Print the material below exactly as it stands, please, from its first line to the line holding "OF TRANSPORTATION TO", with no pictures.

* [Data lines]:
----------

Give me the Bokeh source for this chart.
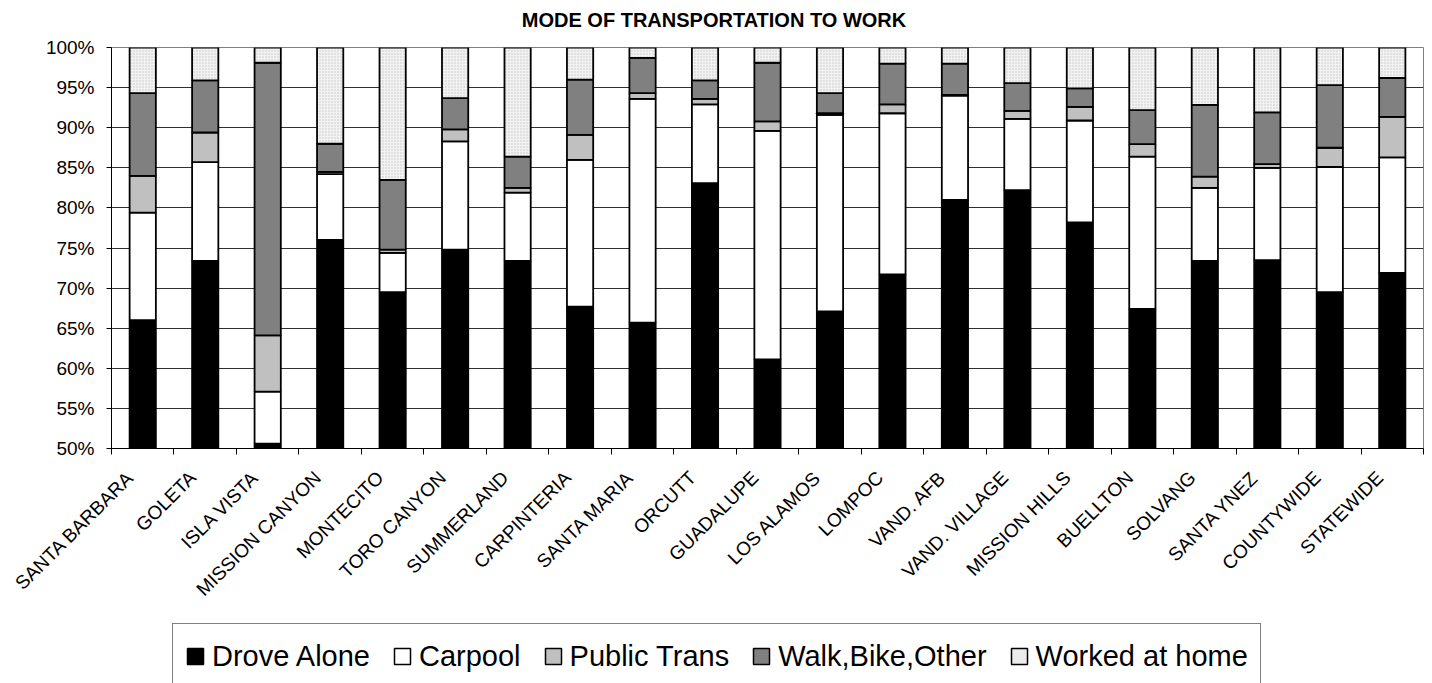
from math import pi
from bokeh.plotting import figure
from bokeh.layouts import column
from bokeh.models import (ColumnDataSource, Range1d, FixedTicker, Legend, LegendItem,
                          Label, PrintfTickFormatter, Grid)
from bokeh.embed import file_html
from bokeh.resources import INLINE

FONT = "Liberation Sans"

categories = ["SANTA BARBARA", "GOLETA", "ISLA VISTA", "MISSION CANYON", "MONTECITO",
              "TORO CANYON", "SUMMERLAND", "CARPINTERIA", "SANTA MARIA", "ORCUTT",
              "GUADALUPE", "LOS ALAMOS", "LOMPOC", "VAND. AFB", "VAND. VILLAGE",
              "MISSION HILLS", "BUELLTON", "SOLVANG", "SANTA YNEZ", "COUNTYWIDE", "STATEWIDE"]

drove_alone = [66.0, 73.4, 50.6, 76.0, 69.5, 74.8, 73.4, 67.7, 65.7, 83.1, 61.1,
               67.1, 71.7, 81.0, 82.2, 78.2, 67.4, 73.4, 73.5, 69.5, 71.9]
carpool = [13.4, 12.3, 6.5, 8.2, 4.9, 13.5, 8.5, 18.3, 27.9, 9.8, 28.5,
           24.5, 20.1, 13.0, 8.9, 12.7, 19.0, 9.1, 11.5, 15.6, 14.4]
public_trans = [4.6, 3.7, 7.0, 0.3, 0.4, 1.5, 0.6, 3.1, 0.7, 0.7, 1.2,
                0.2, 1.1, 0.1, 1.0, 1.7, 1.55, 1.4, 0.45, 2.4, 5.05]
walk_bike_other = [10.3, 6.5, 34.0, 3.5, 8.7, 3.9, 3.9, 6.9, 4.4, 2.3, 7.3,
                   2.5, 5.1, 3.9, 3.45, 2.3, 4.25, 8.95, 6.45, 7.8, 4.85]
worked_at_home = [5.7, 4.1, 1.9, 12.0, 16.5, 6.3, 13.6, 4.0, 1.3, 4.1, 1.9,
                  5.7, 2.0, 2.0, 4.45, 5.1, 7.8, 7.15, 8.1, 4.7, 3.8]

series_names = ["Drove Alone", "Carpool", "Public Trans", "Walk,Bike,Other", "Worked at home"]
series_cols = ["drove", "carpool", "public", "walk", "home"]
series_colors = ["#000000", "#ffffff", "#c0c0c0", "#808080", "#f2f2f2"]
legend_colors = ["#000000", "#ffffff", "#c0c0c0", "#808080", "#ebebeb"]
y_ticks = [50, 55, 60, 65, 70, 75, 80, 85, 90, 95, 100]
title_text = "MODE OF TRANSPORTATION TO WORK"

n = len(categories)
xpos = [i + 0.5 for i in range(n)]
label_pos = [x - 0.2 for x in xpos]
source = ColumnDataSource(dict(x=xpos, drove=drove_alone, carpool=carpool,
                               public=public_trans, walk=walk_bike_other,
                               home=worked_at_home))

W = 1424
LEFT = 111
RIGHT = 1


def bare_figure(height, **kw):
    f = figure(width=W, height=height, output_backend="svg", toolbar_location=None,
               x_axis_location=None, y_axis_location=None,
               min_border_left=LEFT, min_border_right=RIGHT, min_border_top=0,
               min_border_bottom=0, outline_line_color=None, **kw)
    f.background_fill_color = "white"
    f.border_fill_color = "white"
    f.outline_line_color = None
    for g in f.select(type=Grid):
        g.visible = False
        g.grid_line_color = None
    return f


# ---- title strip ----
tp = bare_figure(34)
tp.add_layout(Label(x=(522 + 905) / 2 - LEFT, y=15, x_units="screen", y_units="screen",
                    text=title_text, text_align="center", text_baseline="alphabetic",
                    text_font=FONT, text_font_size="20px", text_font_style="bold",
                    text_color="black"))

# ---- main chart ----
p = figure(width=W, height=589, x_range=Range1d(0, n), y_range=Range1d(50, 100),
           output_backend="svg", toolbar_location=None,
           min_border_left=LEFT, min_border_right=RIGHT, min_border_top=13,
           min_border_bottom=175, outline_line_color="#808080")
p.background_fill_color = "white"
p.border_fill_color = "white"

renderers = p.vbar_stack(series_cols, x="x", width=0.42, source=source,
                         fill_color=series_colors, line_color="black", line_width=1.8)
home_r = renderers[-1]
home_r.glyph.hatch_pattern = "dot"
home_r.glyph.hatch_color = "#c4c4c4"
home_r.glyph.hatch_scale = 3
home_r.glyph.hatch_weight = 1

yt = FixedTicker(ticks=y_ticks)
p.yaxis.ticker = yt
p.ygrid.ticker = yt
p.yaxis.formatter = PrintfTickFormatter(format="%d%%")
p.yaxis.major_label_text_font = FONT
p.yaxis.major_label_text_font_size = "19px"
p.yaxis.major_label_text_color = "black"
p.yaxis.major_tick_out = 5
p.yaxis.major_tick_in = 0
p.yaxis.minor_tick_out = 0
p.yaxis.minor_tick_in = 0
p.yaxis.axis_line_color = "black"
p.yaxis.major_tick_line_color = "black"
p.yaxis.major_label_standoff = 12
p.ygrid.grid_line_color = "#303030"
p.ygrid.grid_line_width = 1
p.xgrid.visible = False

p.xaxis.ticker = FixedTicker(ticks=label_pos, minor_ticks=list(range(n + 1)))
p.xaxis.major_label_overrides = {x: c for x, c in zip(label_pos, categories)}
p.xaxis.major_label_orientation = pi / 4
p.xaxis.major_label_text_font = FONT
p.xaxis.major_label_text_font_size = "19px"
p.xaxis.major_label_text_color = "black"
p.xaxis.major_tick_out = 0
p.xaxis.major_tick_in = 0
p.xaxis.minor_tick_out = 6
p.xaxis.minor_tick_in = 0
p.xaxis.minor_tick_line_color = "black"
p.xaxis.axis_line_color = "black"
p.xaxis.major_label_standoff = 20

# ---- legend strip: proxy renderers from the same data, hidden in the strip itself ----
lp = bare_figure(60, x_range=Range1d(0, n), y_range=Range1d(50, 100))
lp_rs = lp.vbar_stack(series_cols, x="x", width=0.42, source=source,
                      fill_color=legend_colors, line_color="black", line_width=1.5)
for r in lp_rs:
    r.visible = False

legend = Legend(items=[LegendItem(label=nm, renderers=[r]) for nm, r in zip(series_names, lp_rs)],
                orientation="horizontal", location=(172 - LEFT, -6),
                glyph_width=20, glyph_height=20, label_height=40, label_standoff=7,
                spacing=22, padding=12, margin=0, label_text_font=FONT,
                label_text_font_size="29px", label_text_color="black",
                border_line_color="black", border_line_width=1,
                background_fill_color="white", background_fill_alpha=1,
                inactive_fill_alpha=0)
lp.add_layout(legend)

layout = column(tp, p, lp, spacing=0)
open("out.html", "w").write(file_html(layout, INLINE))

----------

* [Answer for this exercise]:
Give me the Bokeh source for this chart.
from math import pi
from bokeh.plotting import figure
from bokeh.layouts import column
from bokeh.models import (ColumnDataSource, Range1d, FixedTicker, Legend, LegendItem,
                          Label, PrintfTickFormatter, Grid)
from bokeh.embed import file_html
from bokeh.resources import INLINE

FONT = "Liberation Sans"

categories = ["SANTA BARBARA", "GOLETA", "ISLA VISTA", "MISSION CANYON", "MONTECITO",
              "TORO CANYON", "SUMMERLAND", "CARPINTERIA", "SANTA MARIA", "ORCUTT",
              "GUADALUPE", "LOS ALAMOS", "LOMPOC", "VAND. AFB", "VAND. VILLAGE",
              "MISSION HILLS", "BUELLTON", "SOLVANG", "SANTA YNEZ", "COUNTYWIDE", "STATEWIDE"]

drove_alone = [66.0, 73.4, 50.6, 76.0, 69.5, 74.8, 73.4, 67.7, 65.7, 83.1, 61.1,
               67.1, 71.7, 81.0, 82.2, 78.2, 67.4, 73.4, 73.5, 69.5, 71.9]
carpool = [13.4, 12.3, 6.5, 8.2, 4.9, 13.5, 8.5, 18.3, 27.9, 9.8, 28.5,
           24.5, 20.1, 13.0, 8.9, 12.7, 19.0, 9.1, 11.5, 15.6, 14.4]
public_trans = [4.6, 3.7, 7.0, 0.3, 0.4, 1.5, 0.6, 3.1, 0.7, 0.7, 1.2,
                0.2, 1.1, 0.1, 1.0, 1.7, 1.55, 1.4, 0.45, 2.4, 5.05]
walk_bike_other = [10.3, 6.5, 34.0, 3.5, 8.7, 3.9, 3.9, 6.9, 4.4, 2.3, 7.3,
                   2.5, 5.1, 3.9, 3.45, 2.3, 4.25, 8.95, 6.45, 7.8, 4.85]
worked_at_home = [5.7, 4.1, 1.9, 12.0, 16.5, 6.3, 13.6, 4.0, 1.3, 4.1, 1.9,
                  5.7, 2.0, 2.0, 4.45, 5.1, 7.8, 7.15, 8.1, 4.7, 3.8]

series_names = ["Drove Alone", "Carpool", "Public Trans", "Walk,Bike,Other", "Worked at home"]
series_cols = ["drove", "carpool", "public", "walk", "home"]
series_colors = ["#000000", "#ffffff", "#c0c0c0", "#808080", "#f2f2f2"]
legend_colors = ["#000000", "#ffffff", "#c0c0c0", "#808080", "#ebebeb"]
y_ticks = [50, 55, 60, 65, 70, 75, 80, 85, 90, 95, 100]
title_text = "MODE OF TRANSPORTATION TO WORK"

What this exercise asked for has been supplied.